§ **Given task**
Search the data below for "image"; list each line that holds it.
====
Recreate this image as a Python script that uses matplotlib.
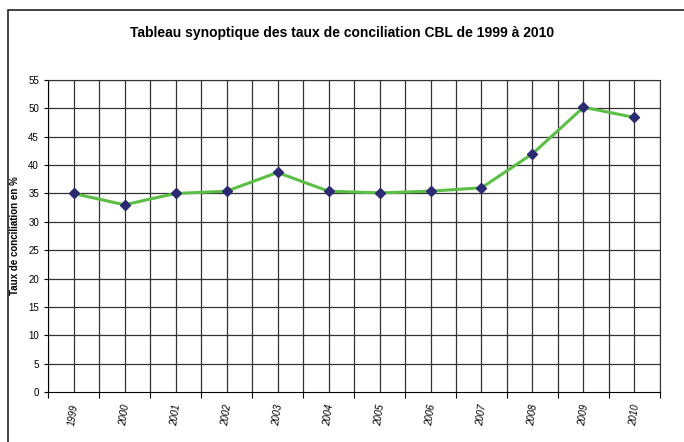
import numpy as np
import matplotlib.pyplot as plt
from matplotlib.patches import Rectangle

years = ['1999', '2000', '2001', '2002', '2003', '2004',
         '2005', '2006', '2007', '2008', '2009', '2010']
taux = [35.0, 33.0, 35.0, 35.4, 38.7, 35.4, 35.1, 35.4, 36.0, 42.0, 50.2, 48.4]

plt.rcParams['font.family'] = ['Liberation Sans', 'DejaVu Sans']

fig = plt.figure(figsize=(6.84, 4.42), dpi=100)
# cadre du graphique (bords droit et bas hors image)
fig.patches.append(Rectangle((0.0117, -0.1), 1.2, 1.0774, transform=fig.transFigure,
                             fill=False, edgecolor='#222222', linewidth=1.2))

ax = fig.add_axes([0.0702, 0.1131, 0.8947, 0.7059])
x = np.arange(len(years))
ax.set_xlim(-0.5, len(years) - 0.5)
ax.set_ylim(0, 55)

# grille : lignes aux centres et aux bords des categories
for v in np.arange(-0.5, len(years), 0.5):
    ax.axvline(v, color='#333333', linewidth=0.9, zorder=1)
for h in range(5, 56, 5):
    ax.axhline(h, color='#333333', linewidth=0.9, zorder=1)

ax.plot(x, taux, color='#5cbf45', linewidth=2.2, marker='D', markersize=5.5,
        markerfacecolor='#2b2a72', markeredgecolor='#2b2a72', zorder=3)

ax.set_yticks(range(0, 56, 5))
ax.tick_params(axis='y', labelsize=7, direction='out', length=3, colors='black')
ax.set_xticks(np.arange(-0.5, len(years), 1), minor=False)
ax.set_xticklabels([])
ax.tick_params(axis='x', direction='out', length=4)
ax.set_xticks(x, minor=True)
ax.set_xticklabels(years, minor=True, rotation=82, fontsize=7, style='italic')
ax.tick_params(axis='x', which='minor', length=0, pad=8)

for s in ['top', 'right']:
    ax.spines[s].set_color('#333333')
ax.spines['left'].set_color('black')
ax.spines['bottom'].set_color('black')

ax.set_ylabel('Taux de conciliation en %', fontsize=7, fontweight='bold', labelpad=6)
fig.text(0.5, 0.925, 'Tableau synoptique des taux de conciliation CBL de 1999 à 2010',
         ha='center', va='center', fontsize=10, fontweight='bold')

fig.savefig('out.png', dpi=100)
====
§ **Written answer**
Recreate this image as a Python script that uses matplotlib.
# cadre du graphique (bords droit et bas hors image)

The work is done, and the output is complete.